With the withdrawal of Steam, Diesel trains started running in 1959, in turn to be replaced by electric trains in 1986. Today, the main passenger traffic, stopping at Johnstone, is between Ayr, Prestwick Airport and Glasgow Central Station. Some trains now continue via Glasgow Central Station to Edinburgh.
Johnstone was called Johnstone High for a time, to avoid confusion with Johnstone North Station. This was located in Napier Street near the present History Museum at Morrisons. Johnstone North started life as a terminal station opened in 1885. The line and the Station were rebuilt to a higher level when it became a through station on the Lochwinnoch Loop Line which opened in 1905. Johnstone North Station closed in 1955 and the Loop Line to passengers in 1966 when the Johnstone High Station reverted to its previous title of just Johnstone Station.

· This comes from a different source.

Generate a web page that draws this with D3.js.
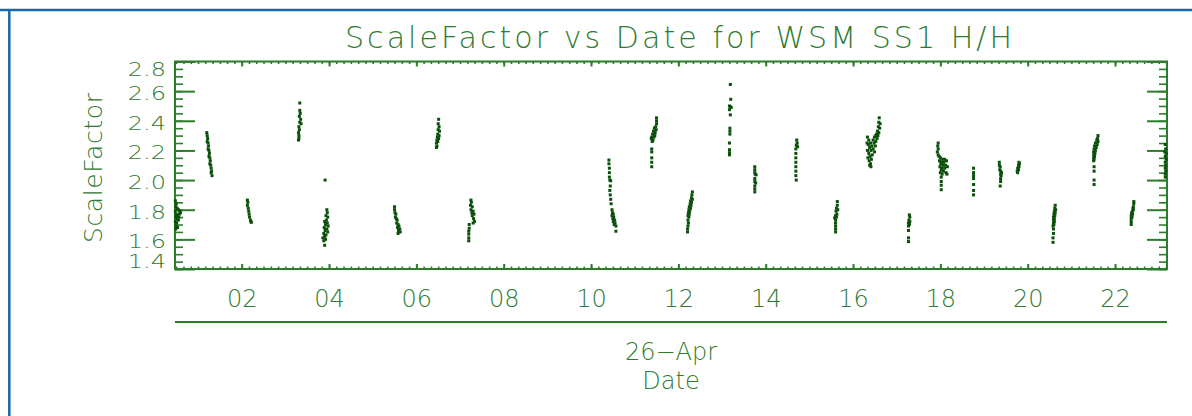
<html>
<head>
  <title>ScaleFactor vs Date for WSM SS1 H/H</title>
  <script src="https://d3js.org/d3.v7.min.js"></script>
  <style>
  body { margin: 0; background: #fff; }
  text {
    font-family: "DejaVu Sans", sans-serif;
    font-weight: 200;
    fill: #2f7a2f;
  }
  .frame { stroke: #1b67a6; stroke-width: 2.5px; fill: none; }
  .box { stroke: #2b7d2b; stroke-width: 2px; fill: none; }
  .ticks line { stroke: #2b7d2b; stroke-width: 1.6px; }
  .major line { stroke-width: 2px; }
  .ticks path { display: none; }
  .pt { fill: #0a500a; }
  </style>
</head>
<body>
<svg id="chart" width="1192" height="416"></svg>
<script>
// hour of day on 26-Apr, ScaleFactor  (one array per satellite pass)
const passA = [[0.48,1.86],[0.50,1.84],[0.49,1.82],[0.52,1.81],[0.48,1.79],[0.55,1.80],[0.58,1.79],[0.50,1.77],[0.53,1.76],[0.57,1.77],[0.49,1.75],[0.52,1.74],[0.55,1.73],[0.48,1.72],[0.51,1.71],[0.50,1.69],[0.53,1.68],[0.49,1.67],[0.60,1.78],[0.56,1.75]];
const passB = [[1.20,2.32],[1.21,2.30],[1.22,2.28],[1.21,2.26],[1.23,2.25],[1.24,2.23],[1.23,2.21],[1.25,2.20],[1.26,2.18],[1.25,2.16],[1.27,2.15],[1.28,2.13],[1.27,2.11],[1.29,2.10],[1.30,2.08],[1.31,2.06],[1.30,2.05],[1.32,2.03]];
const passC = [[2.13,1.865],[2.14,1.85],[2.13,1.83],[2.15,1.81],[2.16,1.79],[2.17,1.77],[2.18,1.75],[2.20,1.73],[2.21,1.72],[2.22,1.715]];
const passD = [[3.33,2.52],[3.33,2.47],[3.34,2.45],[3.32,2.43],[3.35,2.41],[3.33,2.39],[3.36,2.38],[3.31,2.36],[3.32,2.34],[3.30,2.32],[3.31,2.30],[3.31,2.28],[3.30,2.27]];
const passE = [[3.91,2.00]];
const passF = [[3.95,1.80],[3.96,1.78],[3.93,1.76],[3.97,1.75],[3.94,1.73],[3.90,1.72],[3.96,1.71],[3.92,1.70],[3.98,1.69],[3.89,1.68],[3.95,1.67],[3.91,1.66],[3.97,1.65],[3.88,1.64],[3.93,1.63],[3.90,1.62],[3.86,1.61],[3.92,1.60],[3.88,1.59],[3.90,1.56]];
const passG = [[5.50,1.82],[5.50,1.80],[5.51,1.78],[5.53,1.77],[5.52,1.75],[5.54,1.74],[5.56,1.73],[5.55,1.71],[5.58,1.70],[5.60,1.69],[5.57,1.68],[5.62,1.67],[5.59,1.66],[5.63,1.65],[5.58,1.64]];
const passH = [[6.51,2.41],[6.50,2.38],[6.52,2.36],[6.50,2.34],[6.53,2.33],[6.49,2.31],[6.52,2.30],[6.48,2.29],[6.51,2.28],[6.47,2.27],[6.49,2.26],[6.46,2.25],[6.47,2.23],[6.46,2.22]];
const passI = [[7.25,1.865],[7.26,1.85],[7.24,1.83],[7.28,1.82],[7.25,1.80],[7.30,1.79],[7.27,1.78],[7.32,1.77],[7.28,1.76],[7.31,1.74],[7.33,1.72],[7.30,1.71],[7.21,1.70],[7.21,1.675],[7.20,1.655],[7.20,1.635],[7.20,1.61],[7.20,1.59]];
const passJ = [[10.41,2.135],[10.41,2.11],[10.42,2.08],[10.42,2.05],[10.42,2.02],[10.43,2.00],[10.45,1.995],[10.44,1.96],[10.43,1.93],[10.44,1.90],[10.45,1.87],[10.46,1.84],[10.48,1.80],[10.49,1.78],[10.51,1.77],[10.48,1.76],[10.52,1.75],[10.50,1.74],[10.54,1.73],[10.51,1.72],[10.55,1.71],[10.53,1.70],[10.57,1.69],[10.57,1.655]];
const passK = [[11.50,2.42],[11.50,2.40],[11.50,2.38],[11.48,2.36],[11.45,2.35],[11.49,2.34],[11.43,2.33],[11.47,2.32],[11.41,2.31],[11.46,2.30],[11.39,2.29],[11.44,2.29],[11.38,2.28],[11.42,2.27],[11.40,2.26],[11.39,2.21],[11.39,2.19],[11.39,2.15],[11.39,2.12],[11.39,2.09]];
const passL = [[12.32,1.92],[12.31,1.90],[12.30,1.88],[12.32,1.87],[12.28,1.86],[12.30,1.85],[12.27,1.84],[12.29,1.83],[12.25,1.82],[12.28,1.81],[12.24,1.80],[12.26,1.79],[12.23,1.78],[12.25,1.77],[12.22,1.76],[12.24,1.75],[12.22,1.73],[12.23,1.71],[12.22,1.69],[12.21,1.67],[12.21,1.65]];
const passM = [[13.19,2.645],[13.20,2.545],[13.17,2.50],[13.19,2.495],[13.21,2.49],[13.17,2.475],[13.19,2.44],[13.18,2.35],[13.18,2.33],[13.18,2.31],[13.17,2.25],[13.17,2.205],[13.17,2.185],[13.17,2.17]];
const passN = [[13.75,2.09],[13.75,2.07],[13.75,2.05],[13.76,2.04],[13.78,2.035],[13.75,2.01],[13.75,1.99],[13.77,1.98],[13.75,1.96],[13.75,1.94],[13.75,1.92]];
const passO = [[14.71,2.27],[14.72,2.25],[14.70,2.235],[14.73,2.225],[14.69,2.21],[14.69,2.18],[14.69,2.15],[14.69,2.12],[14.69,2.09],[14.69,2.06],[14.69,2.03],[14.70,2.00]];
const passP = [[15.64,1.855],[15.64,1.83],[15.62,1.81],[15.65,1.80],[15.61,1.79],[15.63,1.77],[15.60,1.76],[15.62,1.75],[15.58,1.745],[15.60,1.73],[15.60,1.71],[15.60,1.69],[15.60,1.67],[15.60,1.65]];
const passQ = [[16.60,2.42],[16.59,2.39],[16.62,2.38],[16.58,2.36],[16.61,2.35],[16.56,2.33],[16.59,2.32],[16.54,2.31],[16.57,2.30],[16.52,2.30],[16.33,2.29],[16.49,2.29],[16.55,2.28],[16.36,2.27],[16.46,2.27],[16.52,2.26],[16.32,2.25],[16.40,2.25],[16.48,2.25],[16.35,2.24],[16.43,2.23],[16.51,2.23],[16.38,2.22],[16.46,2.21],[16.33,2.20],[16.41,2.20],[16.49,2.19],[16.36,2.18],[16.44,2.17],[16.39,2.16],[16.34,2.15],[16.42,2.14],[16.37,2.13],[16.40,2.11],[16.38,2.10],[16.41,2.09]];
const passR = [[17.29,1.765],[17.30,1.75],[17.28,1.73],[17.30,1.72],[17.27,1.71],[17.29,1.70],[17.27,1.69],[17.27,1.66],[17.27,1.61],[17.27,1.585]];
const passS = [[17.95,2.25],[17.94,2.23],[17.95,2.21],[17.93,2.19],[17.95,2.17],[17.97,2.16],[18.00,2.15],[18.05,2.14],[18.10,2.14],[17.98,2.13],[18.03,2.12],[18.08,2.12],[18.14,2.13],[18.01,2.11],[18.06,2.10],[18.12,2.10],[17.99,2.09],[18.04,2.08],[18.10,2.08],[18.16,2.09],[18.02,2.07],[18.07,2.06],[18.13,2.05],[18.00,2.05],[18.04,2.04],[18.15,2.04],[18.02,2.02],[18.02,1.99],[18.02,1.965],[18.02,1.935]];
const passT = [[18.76,2.08],[18.76,2.05],[18.76,2.03],[18.76,2.01],[18.76,1.97],[18.76,1.93],[18.76,1.90]];
const passU = [[19.35,2.12],[19.35,2.10],[19.37,2.09],[19.36,2.07],[19.38,2.06],[19.40,2.05],[19.38,2.04],[19.39,2.03],[19.38,2.01],[19.38,1.99],[19.37,1.96]];
const passV = [[19.80,2.12],[19.81,2.11],[19.79,2.10],[19.80,2.09],[19.77,2.08],[19.79,2.07],[19.76,2.06],[19.77,2.05]];
const passW = [[20.63,1.83],[20.62,1.81],[20.64,1.80],[20.61,1.79],[20.63,1.78],[20.60,1.77],[20.62,1.76],[20.59,1.75],[20.61,1.74],[20.59,1.73],[20.61,1.72],[20.59,1.71],[20.60,1.70],[20.58,1.69],[20.59,1.67],[20.59,1.64],[20.58,1.61],[20.58,1.58]];
const passX = [[21.61,2.30],[21.60,2.28],[21.58,2.27],[21.61,2.26],[21.55,2.25],[21.59,2.24],[21.53,2.23],[21.57,2.22],[21.52,2.21],[21.55,2.20],[21.51,2.19],[21.54,2.18],[21.51,2.17],[21.53,2.16],[21.51,2.15],[21.52,2.14],[21.51,2.13],[21.52,2.09],[21.52,2.06],[21.52,2.00],[21.52,1.97]];
const passY = [[22.43,1.855],[22.43,1.84],[22.42,1.82],[22.41,1.81],[22.42,1.80],[22.40,1.79],[22.38,1.78],[22.40,1.77],[22.37,1.76],[22.39,1.75],[22.37,1.74],[22.37,1.72],[22.37,1.70]];
const passZ = [[23.15,2.24],[23.16,2.21],[23.14,2.19],[23.17,2.18],[23.15,2.16],[23.17,2.14],[23.15,2.12],[23.16,2.10],[23.15,2.08],[23.16,2.06],[23.15,2.04],[23.15,2.02]];

const passes = [passA, passB, passC, passD, passE, passF, passG, passH, passI, passJ, passK, passL, passM,
                passN, passO, passP, passQ, passR, passS, passT, passU, passV, passW, passX, passY, passZ];

const hourTicks = [2, 4, 6, 8, 10, 12, 14, 16, 18, 20, 22];
const sfTicks = [1.4, 1.6, 1.8, 2.0, 2.2, 2.4, 2.6, 2.8];
const titleText = "ScaleFactor vs Date for WSM SS1 H/H";
const dayLabel = "26\u2212Apr";

const svg = d3.select("#chart");
const plot = { left: 175, right: 1167, top: 61.5, bottom: 269 };

const x = d3.scaleLinear().domain([0.4725, 23.19]).range([plot.left, plot.right]);
const y = d3.scaleLinear().domain([1.4, 2.8]).range([plot.bottom, plot.top]);

// page frame
svg.append("path").attr("class", "frame")
  .attr("d", "M0,10H1192M9.3,10V416");

// title
svg.append("text")
  .attr("x", 678.5).attr("y", 48)
  .attr("text-anchor", "middle")
  .attr("font-size", 30)
  .attr("textLength", 667)
  .attr("lengthAdjust", "spacing")
  .text(titleText);

// minor ticks
const minorHours = d3.range(3, 140).map(i => i / 6).filter(h => h > 0.48 && h < 23.18);
const minorSF = d3.range(28, 57).map(i => i * 0.05);

svg.append("g").attr("class", "ticks")
  .attr("transform", "translate(0," + plot.bottom + ")")
  .call(d3.axisBottom(x).tickValues(minorHours).tickSize(-2.5).tickFormat(""));
svg.append("g").attr("class", "ticks")
  .attr("transform", "translate(0," + plot.top + ")")
  .call(d3.axisTop(x).tickValues(minorHours).tickSize(-2.5).tickFormat(""));
svg.append("g").attr("class", "ticks")
  .attr("transform", "translate(" + plot.left + ",0)")
  .call(d3.axisLeft(y).tickValues(minorSF).tickSize(-8).tickFormat(""));
svg.append("g").attr("class", "ticks")
  .attr("transform", "translate(" + plot.right + ",0)")
  .call(d3.axisRight(y).tickValues(minorSF).tickSize(-8).tickFormat(""));

// major ticks
svg.append("g").attr("class", "ticks major xlab")
  .attr("transform", "translate(0," + plot.bottom + ")")
  .call(d3.axisBottom(x).tickValues(hourTicks).tickSize(-5).tickPadding(21)
    .tickFormat(d3.format("02d")));
svg.append("g").attr("class", "ticks major")
  .attr("transform", "translate(0," + plot.top + ")")
  .call(d3.axisTop(x).tickValues(hourTicks).tickSize(-5).tickFormat(""));
svg.append("g").attr("class", "ticks major ylab")
  .attr("transform", "translate(" + plot.left + ",0)")
  .call(d3.axisLeft(y).tickValues(sfTicks).tickSize(-20).tickPadding(9)
    .tickFormat(d3.format(".1f")));
svg.append("g").attr("class", "ticks major")
  .attr("transform", "translate(" + plot.right + ",0)")
  .call(d3.axisRight(y).tickValues(sfTicks).tickSize(-20).tickFormat(""));

svg.selectAll(".xlab text, .ylab text")
  .attr("font-family", null).attr("fill", null)
  .attr("font-size", 24);
// end labels are pushed inside the axis range, labels are squat
svg.selectAll(".ylab text")
  .attr("transform", "scale(1,0.8)")
  .attr("y", d => d === 2.8 ? 10 : d === 1.4 ? -9 : 3);

// plot box
svg.append("rect").attr("class", "box")
  .attr("x", plot.left).attr("y", plot.top)
  .attr("width", plot.right - plot.left).attr("height", plot.bottom - plot.top);

// second date axis line
svg.append("line").attr("class", "box")
  .attr("x1", plot.left).attr("x2", plot.right)
  .attr("y1", 322).attr("y2", 322);

svg.append("text")
  .attr("x", (plot.left + plot.right) / 2).attr("y", 360)
  .attr("text-anchor", "middle").attr("font-size", 24)
  .text(dayLabel);
svg.append("text")
  .attr("x", (plot.left + plot.right) / 2).attr("y", 389)
  .attr("text-anchor", "middle").attr("font-size", 24)
  .text("Date");

// y title
svg.append("text")
  .attr("transform", "translate(102,168) rotate(-90)")
  .attr("text-anchor", "middle").attr("font-size", 25)
  .attr("textLength", 150).attr("lengthAdjust", "spacing")
  .text("ScaleFactor");

// data points
svg.append("g").selectAll("rect")
  .data(passes.flat())
  .join("rect")
  .attr("class", "pt")
  .attr("x", d => x(d[0]) - 1.5)
  .attr("y", d => y(d[1]) - 1.5)
  .attr("width", 3)
  .attr("height", 3);
</script>
</body>
</html>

We have recently been delighted to receive enquiries from Johnstonians now living abroad and we are keen to make contact with others who may have a tale to tell or memories to share about their time in Johnstone. Articles and old photographs of the area that you would be willing to share on our web site would be gratefully received.

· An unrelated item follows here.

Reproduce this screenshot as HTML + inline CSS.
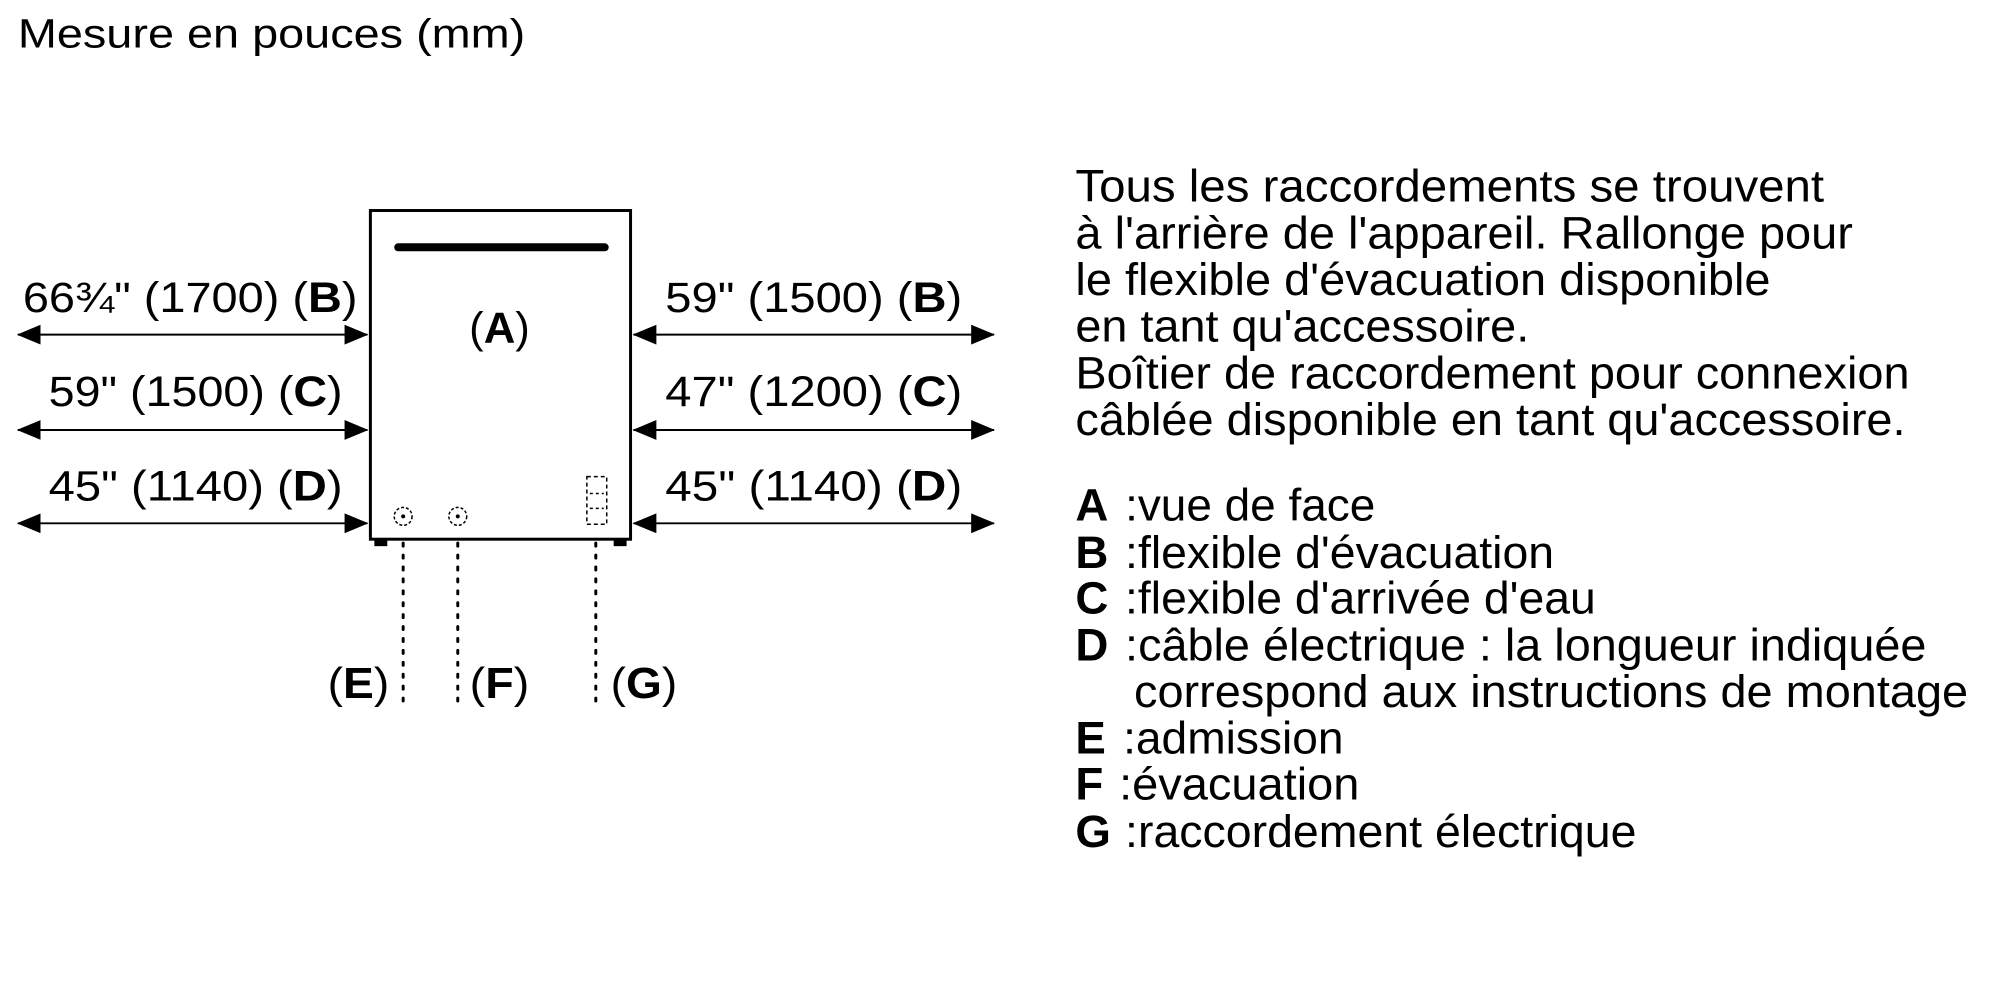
<!DOCTYPE html>
<html><head><meta charset="utf-8"><style>
html,body{margin:0;padding:0;background:#fff;}
svg{display:block;}
text{font-family:"Liberation Sans",Arial,sans-serif;fill:#000;}
</style></head><body>
<svg width="2000" height="1000" viewBox="0 0 2000 1000" xmlns="http://www.w3.org/2000/svg">
<defs>
<marker id="ah" markerWidth="24" markerHeight="20" refX="23" refY="10" orient="auto-start-reverse" markerUnits="userSpaceOnUse">
<path d="M0,0 L24,10 L0,20 Z" fill="#000"/>
</marker>
</defs>
<g transform="scale(0.993)">
<text x="18" y="48" font-size="41" textLength="511" lengthAdjust="spacingAndGlyphs">Mesure en pouces (mm)</text>

<rect x="373" y="212" width="262" height="331" fill="none" stroke="#000" stroke-width="3"/>
<line x1="401" y1="249" x2="609" y2="249" stroke="#000" stroke-width="8" stroke-linecap="round"/>
<text x="503" y="345" font-size="44" text-anchor="middle">(<tspan font-weight="bold">A</tspan>)</text>
<rect x="377" y="543" width="13" height="7" fill="#000"/>
<rect x="618" y="543" width="13" height="7" fill="#000"/>
<circle cx="406" cy="520" r="9" fill="none" stroke="#000" stroke-width="1.5" stroke-dasharray="3,2"/>
<circle cx="406" cy="520" r="2" fill="#000"/>
<circle cx="461" cy="520" r="9" fill="none" stroke="#000" stroke-width="1.5" stroke-dasharray="3,2"/>
<circle cx="461" cy="520" r="2" fill="#000"/>
<rect x="591" y="480" width="20" height="48" fill="none" stroke="#000" stroke-width="1.5" stroke-dasharray="4,3"/>
<line x1="594" y1="497" x2="608" y2="497" stroke="#000" stroke-width="1.5" stroke-dasharray="3,3"/>
<line x1="594" y1="512" x2="608" y2="512" stroke="#000" stroke-width="1.5" stroke-dasharray="3,3"/>

<g stroke="#000" stroke-width="3" stroke-dasharray="3,9" stroke-linecap="round">
<line x1="406" y1="547" x2="406" y2="713"/>
<line x1="461" y1="547" x2="461" y2="713"/>
<line x1="600" y1="547" x2="600" y2="713"/>
</g>
<text x="330" y="703" font-size="44" textLength="62" lengthAdjust="spacingAndGlyphs">(<tspan font-weight="bold">E</tspan>)</text>
<text x="473" y="703" font-size="44" textLength="60" lengthAdjust="spacingAndGlyphs">(<tspan font-weight="bold">F</tspan>)</text>
<text x="615" y="703" font-size="44" textLength="67" lengthAdjust="spacingAndGlyphs">(<tspan font-weight="bold">G</tspan>)</text>

<g stroke="#000" stroke-width="2" marker-start="url(#ah)" marker-end="url(#ah)">
<line x1="18" y1="337" x2="370" y2="337"/>
<line x1="18" y1="433" x2="370" y2="433"/>
<line x1="18" y1="527" x2="370" y2="527"/>
<line x1="638" y1="337" x2="1001" y2="337"/>
<line x1="638" y1="433" x2="1001" y2="433"/>
<line x1="638" y1="527" x2="1001" y2="527"/>
</g>
<g font-size="43">
<text x="23" y="314" textLength="337" lengthAdjust="spacingAndGlyphs">66¾" (1700) (<tspan font-weight="bold">B</tspan>)</text>
<text x="49" y="409" textLength="296" lengthAdjust="spacingAndGlyphs">59" (1500) (<tspan font-weight="bold">C</tspan>)</text>
<text x="49" y="504" textLength="296" lengthAdjust="spacingAndGlyphs">45" (1140) (<tspan font-weight="bold">D</tspan>)</text>
<text x="670" y="314" textLength="299" lengthAdjust="spacingAndGlyphs">59" (1500) (<tspan font-weight="bold">B</tspan>)</text>
<text x="670" y="409" textLength="299" lengthAdjust="spacingAndGlyphs">47" (1200) (<tspan font-weight="bold">C</tspan>)</text>
<text x="670" y="504" textLength="299" lengthAdjust="spacingAndGlyphs">45" (1140) (<tspan font-weight="bold">D</tspan>)</text>
</g>

<g font-size="46">
<text x="1083" y="203" textLength="754" lengthAdjust="spacingAndGlyphs">Tous les raccordements se trouvent</text>
<text x="1083" y="250" textLength="783" lengthAdjust="spacingAndGlyphs">à l'arrière de l'appareil. Rallonge pour</text>
<text x="1083" y="297" textLength="700" lengthAdjust="spacingAndGlyphs">le flexible d'évacuation disponible</text>
<text x="1083" y="344" textLength="457" lengthAdjust="spacingAndGlyphs">en tant qu'accessoire.</text>
<text x="1083" y="391" textLength="840" lengthAdjust="spacingAndGlyphs">Boîtier de raccordement pour connexion</text>
<text x="1083" y="438" textLength="836" lengthAdjust="spacingAndGlyphs">câblée disponible en tant qu'accessoire.</text>

<text x="1083" y="524" font-weight="bold">A</text>
<text x="1083" y="572" font-weight="bold">B</text>
<text x="1083" y="618" font-weight="bold">C</text>
<text x="1083" y="665" font-weight="bold">D</text>
<text x="1083" y="759" font-weight="bold">E</text>
<text x="1083" y="805" font-weight="bold">F</text>
<text x="1083" y="853" font-weight="bold">G</text>

<text x="1133" y="524" textLength="252" lengthAdjust="spacingAndGlyphs">:vue de face</text>
<text x="1133" y="572" textLength="432" lengthAdjust="spacingAndGlyphs">:flexible d'évacuation</text>
<text x="1133" y="618" textLength="474" lengthAdjust="spacingAndGlyphs">:flexible d'arrivée d'eau</text>
<text x="1133" y="665" textLength="807" lengthAdjust="spacingAndGlyphs">:câble électrique : la longueur indiquée</text>
<text x="1142" y="712" textLength="840" lengthAdjust="spacingAndGlyphs">correspond aux instructions de montage</text>
<text x="1131" y="759" textLength="222" lengthAdjust="spacingAndGlyphs">:admission</text>
<text x="1127" y="805" textLength="242" lengthAdjust="spacingAndGlyphs">:évacuation</text>
<text x="1133" y="853" textLength="515" lengthAdjust="spacingAndGlyphs">:raccordement électrique</text>
</g>
</g>
</svg>
</body></html>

Yesterday we had the official opening of the New Johnstone Town Hall. We put up a Museum display stand with photographs of Old Johnstone, the Textile Industry and Engineering. We had loads of visitors all keen to share their memories about the town with us. We were also able to sell a number of our Old Johnstone picture books, our Discover Johnstone little history books and our 1895 Maps of Johnstone which we usually have on sale at the Museum. We had visits from our new MP and a number of our Local Politicians all keen to learn more about their Town. We were also delighted to welcome our Provost Anne Hall, seen in one of our photographs. We also had the pleasure of welcoming some street theatre players that we have named the Laird of Johnstone George Houston, his wife Mary and their son Ludovic. They were proud of what their town had achieved since its inception in 1782 and were obviously "well chuffed" with their New Town Hall.